| Dataset content |
──────────────────────────────
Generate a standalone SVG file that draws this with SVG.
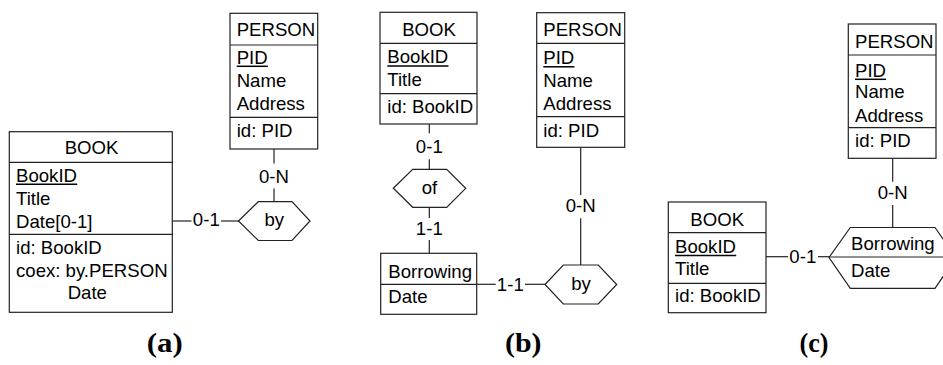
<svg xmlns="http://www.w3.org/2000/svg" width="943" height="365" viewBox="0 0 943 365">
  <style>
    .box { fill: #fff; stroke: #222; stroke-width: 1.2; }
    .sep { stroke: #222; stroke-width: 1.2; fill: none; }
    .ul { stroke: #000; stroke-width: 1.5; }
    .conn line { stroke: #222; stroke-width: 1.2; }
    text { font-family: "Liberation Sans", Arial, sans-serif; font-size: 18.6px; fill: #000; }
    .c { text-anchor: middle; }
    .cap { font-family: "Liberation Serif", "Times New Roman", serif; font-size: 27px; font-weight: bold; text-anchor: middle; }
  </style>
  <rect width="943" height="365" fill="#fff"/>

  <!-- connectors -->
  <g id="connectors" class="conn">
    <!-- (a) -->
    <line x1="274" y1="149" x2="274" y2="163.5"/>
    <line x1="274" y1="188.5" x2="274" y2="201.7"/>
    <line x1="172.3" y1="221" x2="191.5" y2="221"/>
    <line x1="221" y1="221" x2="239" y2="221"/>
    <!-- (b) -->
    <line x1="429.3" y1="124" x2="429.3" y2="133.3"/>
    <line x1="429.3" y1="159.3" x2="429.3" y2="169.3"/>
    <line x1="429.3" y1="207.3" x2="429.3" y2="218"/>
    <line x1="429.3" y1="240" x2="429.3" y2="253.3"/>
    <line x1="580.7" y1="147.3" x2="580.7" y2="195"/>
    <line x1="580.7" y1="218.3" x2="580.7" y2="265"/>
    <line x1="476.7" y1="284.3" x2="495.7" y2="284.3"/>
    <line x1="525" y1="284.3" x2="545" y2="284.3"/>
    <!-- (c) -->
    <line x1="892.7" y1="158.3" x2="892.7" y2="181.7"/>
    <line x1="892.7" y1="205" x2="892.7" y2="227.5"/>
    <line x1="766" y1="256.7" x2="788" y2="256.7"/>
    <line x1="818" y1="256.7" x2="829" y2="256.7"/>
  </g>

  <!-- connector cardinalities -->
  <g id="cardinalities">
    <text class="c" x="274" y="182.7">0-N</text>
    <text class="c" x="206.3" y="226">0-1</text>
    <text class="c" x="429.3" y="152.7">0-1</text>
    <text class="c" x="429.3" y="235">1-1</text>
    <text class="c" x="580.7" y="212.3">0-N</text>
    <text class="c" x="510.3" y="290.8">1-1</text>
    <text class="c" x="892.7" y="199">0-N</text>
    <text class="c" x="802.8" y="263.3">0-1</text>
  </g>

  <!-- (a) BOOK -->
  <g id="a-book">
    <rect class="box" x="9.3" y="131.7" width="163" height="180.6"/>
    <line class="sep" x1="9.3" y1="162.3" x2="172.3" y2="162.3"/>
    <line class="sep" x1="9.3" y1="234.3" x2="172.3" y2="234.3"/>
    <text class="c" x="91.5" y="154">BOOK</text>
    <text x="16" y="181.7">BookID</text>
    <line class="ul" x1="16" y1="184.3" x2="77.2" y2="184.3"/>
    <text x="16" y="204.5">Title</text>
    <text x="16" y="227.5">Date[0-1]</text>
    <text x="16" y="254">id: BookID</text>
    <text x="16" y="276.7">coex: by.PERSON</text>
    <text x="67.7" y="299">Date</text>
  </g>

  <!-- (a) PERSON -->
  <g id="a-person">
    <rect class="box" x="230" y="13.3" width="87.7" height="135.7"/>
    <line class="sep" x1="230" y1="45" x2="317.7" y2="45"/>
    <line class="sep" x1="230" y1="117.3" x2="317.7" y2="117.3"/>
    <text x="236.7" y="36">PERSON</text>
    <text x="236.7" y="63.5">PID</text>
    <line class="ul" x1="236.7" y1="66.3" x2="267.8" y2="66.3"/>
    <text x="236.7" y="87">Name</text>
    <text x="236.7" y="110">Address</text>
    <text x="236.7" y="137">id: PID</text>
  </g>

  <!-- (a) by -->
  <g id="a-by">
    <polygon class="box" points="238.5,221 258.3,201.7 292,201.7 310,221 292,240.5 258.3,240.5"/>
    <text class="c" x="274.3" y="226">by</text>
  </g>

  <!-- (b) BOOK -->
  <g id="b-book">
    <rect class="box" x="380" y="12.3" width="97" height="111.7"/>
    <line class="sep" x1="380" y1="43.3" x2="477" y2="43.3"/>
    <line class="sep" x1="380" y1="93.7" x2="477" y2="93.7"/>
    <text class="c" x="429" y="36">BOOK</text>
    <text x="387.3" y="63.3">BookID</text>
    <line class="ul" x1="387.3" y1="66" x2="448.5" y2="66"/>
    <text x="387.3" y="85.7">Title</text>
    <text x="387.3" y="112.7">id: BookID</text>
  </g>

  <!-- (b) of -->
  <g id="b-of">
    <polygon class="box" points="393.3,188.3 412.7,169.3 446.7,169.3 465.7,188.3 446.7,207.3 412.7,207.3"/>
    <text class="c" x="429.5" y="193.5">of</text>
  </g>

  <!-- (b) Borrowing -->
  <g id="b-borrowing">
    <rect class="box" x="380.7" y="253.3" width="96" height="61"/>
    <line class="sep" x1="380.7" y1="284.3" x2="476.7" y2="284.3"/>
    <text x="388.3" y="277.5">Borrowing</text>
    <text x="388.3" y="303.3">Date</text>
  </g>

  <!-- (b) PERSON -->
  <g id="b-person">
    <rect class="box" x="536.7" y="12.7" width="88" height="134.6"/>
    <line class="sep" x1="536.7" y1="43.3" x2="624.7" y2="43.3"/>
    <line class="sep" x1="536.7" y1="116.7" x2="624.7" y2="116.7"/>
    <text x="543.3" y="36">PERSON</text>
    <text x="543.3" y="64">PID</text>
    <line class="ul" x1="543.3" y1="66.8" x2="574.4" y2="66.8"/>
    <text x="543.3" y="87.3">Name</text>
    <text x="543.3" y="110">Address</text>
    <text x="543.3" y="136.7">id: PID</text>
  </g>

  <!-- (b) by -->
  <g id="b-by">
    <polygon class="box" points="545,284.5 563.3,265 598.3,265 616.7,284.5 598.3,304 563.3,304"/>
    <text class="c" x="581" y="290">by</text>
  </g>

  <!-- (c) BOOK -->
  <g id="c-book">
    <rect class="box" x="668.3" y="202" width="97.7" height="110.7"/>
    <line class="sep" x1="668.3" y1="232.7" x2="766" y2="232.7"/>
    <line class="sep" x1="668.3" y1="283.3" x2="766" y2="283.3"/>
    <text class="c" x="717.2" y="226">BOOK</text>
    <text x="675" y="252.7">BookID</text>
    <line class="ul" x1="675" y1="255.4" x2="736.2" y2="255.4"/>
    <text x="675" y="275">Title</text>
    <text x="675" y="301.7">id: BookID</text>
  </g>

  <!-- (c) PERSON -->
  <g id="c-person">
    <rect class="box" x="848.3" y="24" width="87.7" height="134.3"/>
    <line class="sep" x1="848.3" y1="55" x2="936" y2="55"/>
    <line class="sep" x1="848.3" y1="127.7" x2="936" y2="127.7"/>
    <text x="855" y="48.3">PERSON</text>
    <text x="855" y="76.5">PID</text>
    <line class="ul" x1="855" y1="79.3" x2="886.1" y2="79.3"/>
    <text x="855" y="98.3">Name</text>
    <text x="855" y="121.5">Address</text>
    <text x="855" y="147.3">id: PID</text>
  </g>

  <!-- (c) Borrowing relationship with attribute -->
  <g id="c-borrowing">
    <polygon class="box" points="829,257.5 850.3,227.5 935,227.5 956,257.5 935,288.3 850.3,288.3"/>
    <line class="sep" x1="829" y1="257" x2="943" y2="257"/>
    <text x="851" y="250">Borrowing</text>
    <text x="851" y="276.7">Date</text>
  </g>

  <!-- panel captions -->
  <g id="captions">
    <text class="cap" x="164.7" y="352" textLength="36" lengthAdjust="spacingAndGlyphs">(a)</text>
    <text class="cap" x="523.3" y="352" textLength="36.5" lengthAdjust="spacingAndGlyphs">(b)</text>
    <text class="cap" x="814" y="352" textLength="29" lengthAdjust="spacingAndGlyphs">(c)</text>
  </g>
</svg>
──────────────────────────────
Only a number is wanted: how many lines of the material above hold "with"?

| Answer to this problem |
2